There is only one structure of ring(with identity) on abelian group $(\mathbb{Z},+)$. Prove that a certain ring homomorphism is surjective.

Question

This is an exercise from a textbook "Algebra: Chapter 0" by Paolo Aluffi.

First, I state necessary facts from the book used in the exercise:

For every abelian group $G, End_{Ab}(G)$( the set of group homomorphisms from $G$ to $G$) is a ring with operations:

$+: (f+g)(a) = f(a) + g(a)$

$.: (fg)(a) = f(g(a))$

and zero $0_{End_{Ab}(G)} = $ trivial map $0: \ \ im0 = 0$, identity $1_{End_{Ab}(G)} = 1_G \in End_{Ab}(G)$

Proposition. $End_{Ab}(\mathbb{Z}) \cong \mathbb{Z}$ as rings.

Let $R$ be a ring. For $r \in R$, define left-multiplication by $r$ by $\lambda_r$. $\lambda_r$ is an endomorphism of the underlying abelian group $(R,+)$.

Proposition. Let $R$ be a ring. Then the function $\lambda: R \to End_{Ab}(R)$ defined by $\lambda(r) = \lambda_r$ is an injective ring homomorphism.

Now, here goes the exercise: it's on the page $138$ in book, numbered $2.16$.

Prove that there is (up to isomorphism) only one structure of ring(with identity) on the abelian group $(\mathbb{Z},+)$. Let $R$ be a ring whose underlying group is $\mathbb{Z}$. Then there is an injective ring homomorphism $\lambda: R \to End_{Ab}(R)$, and the latter is isomorphic to the ring $\mathbb{Z}$. Prove that $\lambda$ is surjective is this case.

So, assume $R$ is some ring, whose underlying abelian group is $(\mathbb{Z}, +)$. We may denote it as $(\mathbb{Z}, + , o , 1_R = k)$ where $o$ is multiplication in $R$, and $k$ is some integer serving and identity in this ring.

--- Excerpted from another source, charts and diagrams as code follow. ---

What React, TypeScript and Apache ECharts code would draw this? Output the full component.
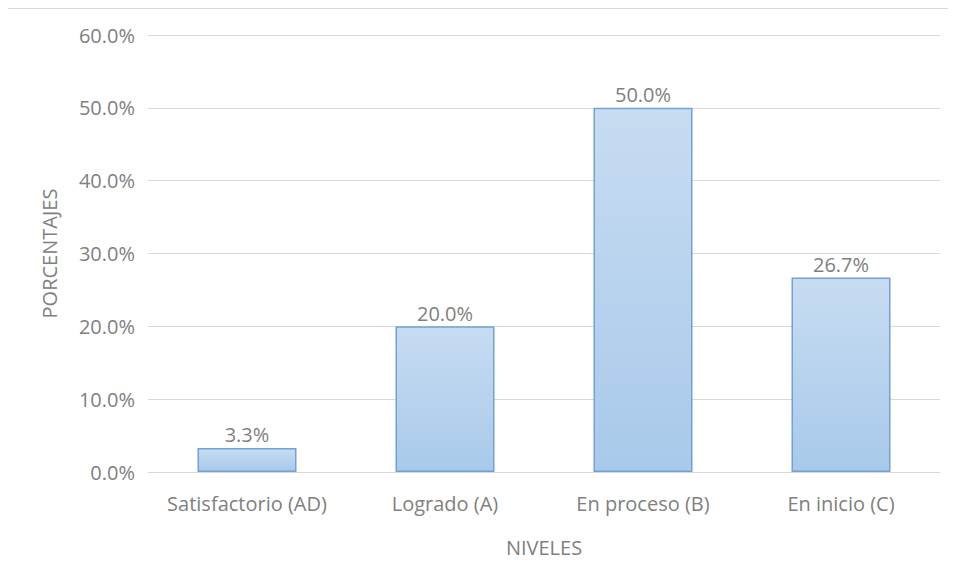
import React, { useEffect, useRef } from "react";
import * as echarts from "echarts";

const categories = ["Satisfactorio (AD)", "Logrado (A)", "En proceso (B)", "En inicio (C)"];
const values = [3.3, 20.0, 50.0, 26.7];
const yTicks = [0, 10, 20, 30, 40, 50, 60];
const yAxisTitle = "PORCENTAJES";
const xAxisTitle = "NIVELES";

const FONT = "'Open Sans', 'Noto Sans', sans-serif";
const TEXT = "#808080";
const FS = 20;

export default function App() {
  const ref = useRef<HTMLDivElement>(null);
  useEffect(() => {
    if (!ref.current) return;
    const chart = echarts.init(ref.current, undefined, { renderer: "svg" });
    chart.setOption({
      animation: false,
      textStyle: { fontFamily: FONT },
      grid: { left: 140, top: 26, right: 15, bottom: 109, containLabel: false },
      xAxis: {
        type: "category",
        data: categories,
        name: xAxisTitle,
        nameLocation: "middle",
        nameGap: 65,
        nameTextStyle: { color: TEXT, fontSize: FS, fontFamily: FONT },
        axisLine: { show: true, lineStyle: { color: "#d9d9d9", width: 1 } },
        axisTick: { show: false },
        axisLabel: { color: TEXT, fontSize: FS, margin: 21, interval: 0, hideOverlap: false, fontFamily: FONT },
      },
      yAxis: {
        type: "value",
        min: yTicks[0],
        max: yTicks[yTicks.length - 1],
        interval: 10,
        name: yAxisTitle,
        nameLocation: "middle",
        nameGap: 89,
        nameRotate: 90,
        nameTextStyle: { color: TEXT, fontSize: FS, fontFamily: FONT },
        axisLine: { show: false },
        axisTick: { show: false },
        axisLabel: {
          color: TEXT,
          fontSize: FS,
          margin: 13,
          fontFamily: FONT,
          formatter: (v: number) => v.toFixed(1) + "%",
        },
        splitLine: { lineStyle: { color: "#d9d9d9", width: 1 } },
      },
      series: [
        {
          type: "bar",
          data: values,
          barWidth: "50%",
          itemStyle: {
            color: new echarts.graphic.LinearGradient(0, 0, 0, 1, [
              { offset: 0, color: "#c7dcf1" },
              { offset: 1, color: "#a8c9ea" },
            ]),
            borderColor: "#6fa2d8",
            borderWidth: 1.5,
          },
          label: {
            show: true,
            position: "top",
            distance: 3,
            color: TEXT,
            fontSize: FS,
            fontFamily: FONT,
            formatter: (p: any) => Number(p.value).toFixed(1) + "%",
          },
        },
      ],
    });
    return () => chart.dispose();
  }, []);
  return (
    <div
      style={{
        width: 948,
        height: 573,
        borderLeft: "1px solid #d9d9d9",
        borderTop: "1px solid #d9d9d9",
        boxSizing: "border-box",
        marginLeft: -1,
      }}
    >
      <div ref={ref} style={{ width: 947, height: 572 }} />
    </div>
  );
}
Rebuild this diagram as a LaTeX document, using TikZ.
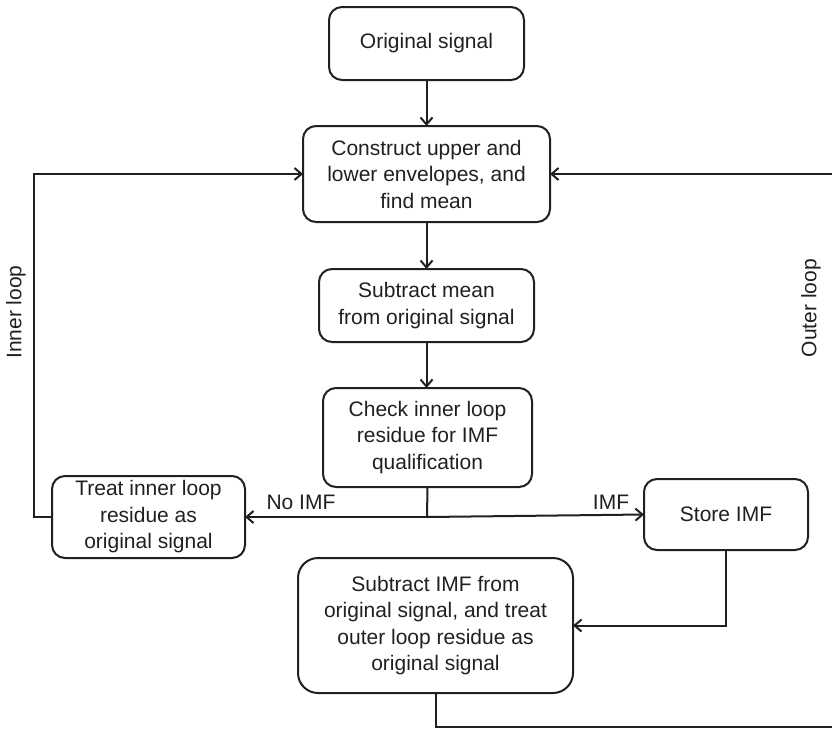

We need to prove that every group homomorphism $\phi:(\mathbb{Z},+) \to (\mathbb{Z},+)$ may be defined by formula $\phi(n) = d \ o \ n$ for some integer $d$.

But every group endomorphism $\phi$ of $(\mathbb{Z},+)$ is uniquely determined by the image of $1$. Since $\forall n \in \mathbb{Z} \ \ \phi(n) = \phi(n1) = n\phi(1)$.

And $1_{(\mathbb{Z},+)}$ is determined as $\forall z \in \mathbb{Z} \ \ 1_{(\mathbb{Z},+)}(z) = k(=1_{(\mathbb{Z},+,o)}) \ o \ z = z$.

What can be done next to show $\lambda: (\mathbb{Z}, +, o, k) \to End_{Ab}(\mathbb{Z})$ is surjective?

Answer 1

Suppose $(\mathbb{Z},+,\circ,k)$ is a ring structure ($k$ is the identity). Thus $k\circ x=x$, for every $x\in\mathbb{Z}$.

Suppose $k>0$. Then $k=1+1+\dots+1$, so $$ x=k\circ x=1\circ x+1\circ x+\dots+1\circ x=k(1\circ x) $$ In particular, $x\in k\mathbb{Z}$, for every $x\in\mathbb{Z}$. Therefore $k=1$.

Then for $m>0$ and any $n$, $$ m\circ n=(1+1+\dots+1)\circ n=1\circ n+1\circ n+\dots+1\circ n= n+n+\dots+n=mn $$

If $m<0$, $m\circ n=-((-m)\circ n)=-(-mn)=mn$.

Finish it up, by proving that $k\le0$ is impossible.

Answer 2

$\lambda(k) = \lambda(k \circ k) = \lambda(k)\circ \lambda(k)$ (here the sign on the left is the multiplication in $R$, and the one on the right is functional composition), since we have a ring-homomorphism.

Hence the image of $k$ in $\text{End}_{\text{Ab}}(\Bbb Z)$ is an idempotent endomorphism. Since every endomorphism in $\text{End}_{\text{Ab}}(\Bbb Z)$ is of the form $j \mapsto nj$ for some integer $n$, the fact that the image of $k$ is idempotent means that:

$n^2 = n$, for $\lambda(k) = n\cdot (-)$.

Now $n^2 = n$ is equivalent to: $n(n - 1) = 0$, and since the integers are an integral domain, we have only two choices: $n = 0$, or $n = 1$.

The former case leads to $\lambda$ being the $0$-map, which is certainly not injective. So we must have $n = 1$, which establishes the surjectivity of $\lambda$.